I recall several reliable testers confirming that the CPU overhead of virtualisation was negligible, somewhere around 2%. Unfortunately I could not quickly find those papers now, but I did find a old VMWare whitepaper[1] showing they had ~7% overheard 5+ years ago, which sounds about right considering what kind of advancements they would have made in half a decade.

[1] http://www.vmware.com/pdf/hypervisor_performance.pdf


Sounds feasible, but CPU usage isn't really talked about as an advantage of containers.

I expect startup time and memory usage would be lower, but to my mind the advantages are mainly around flexibility... e.g. How long it takes to create or upload an image file. How long it takes to set up a minimal infrastructure with several components to it on a single EC2 instance. Decoupling the operating system patch cycle from the app deployment image generation cycle. etc.


It's just MUCH more memroy efficient to run containers and also VMs typically have worse I/O throughput. CPU scores are fine though.

As an example i am running around 20 containerized servers on my Laptop in a 4GB VM which would typically be run on 20 distinct VMs on one or more hypervisors. It's not very fast but the density of servers you can put on your hardware is MUCH bigger.


"if you care about, say, responding to load within ten seconds, VMs aren't a great choice."

That's actually exactly why I would use a VM..


You can spin up, configure, and push into production an application in a new virtual machine in ten seconds? I'd like to see proof of that.

The best I've managed was ninety seconds on my own hardware and three minutes (on average) in AWS.


Ah sorry! I didn't think you meant literally "10 seconds", was assuming you just meant quickly (a few minutes).
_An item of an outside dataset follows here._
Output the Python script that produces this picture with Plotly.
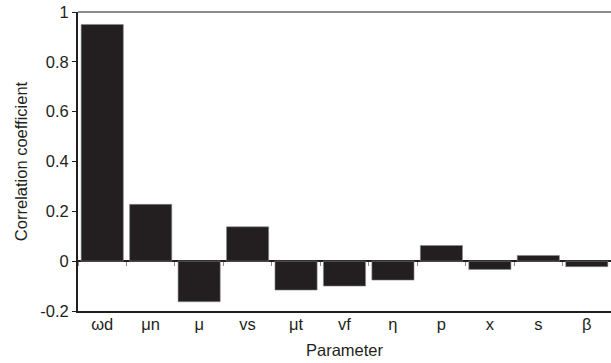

I can't really think of a use case though where someone would need more capacity in sub 10 seconds. Maybe if you only intend to scale horizontally with a bunch of 500Mb instances and had little to no room to set an appropriate scaling threshold? What would be a couple examples? With the apps I've seen the past several years generally they have scaling thresholds at 'X' resource and 3 minutes is more than enough to provision extra capacity for their needs.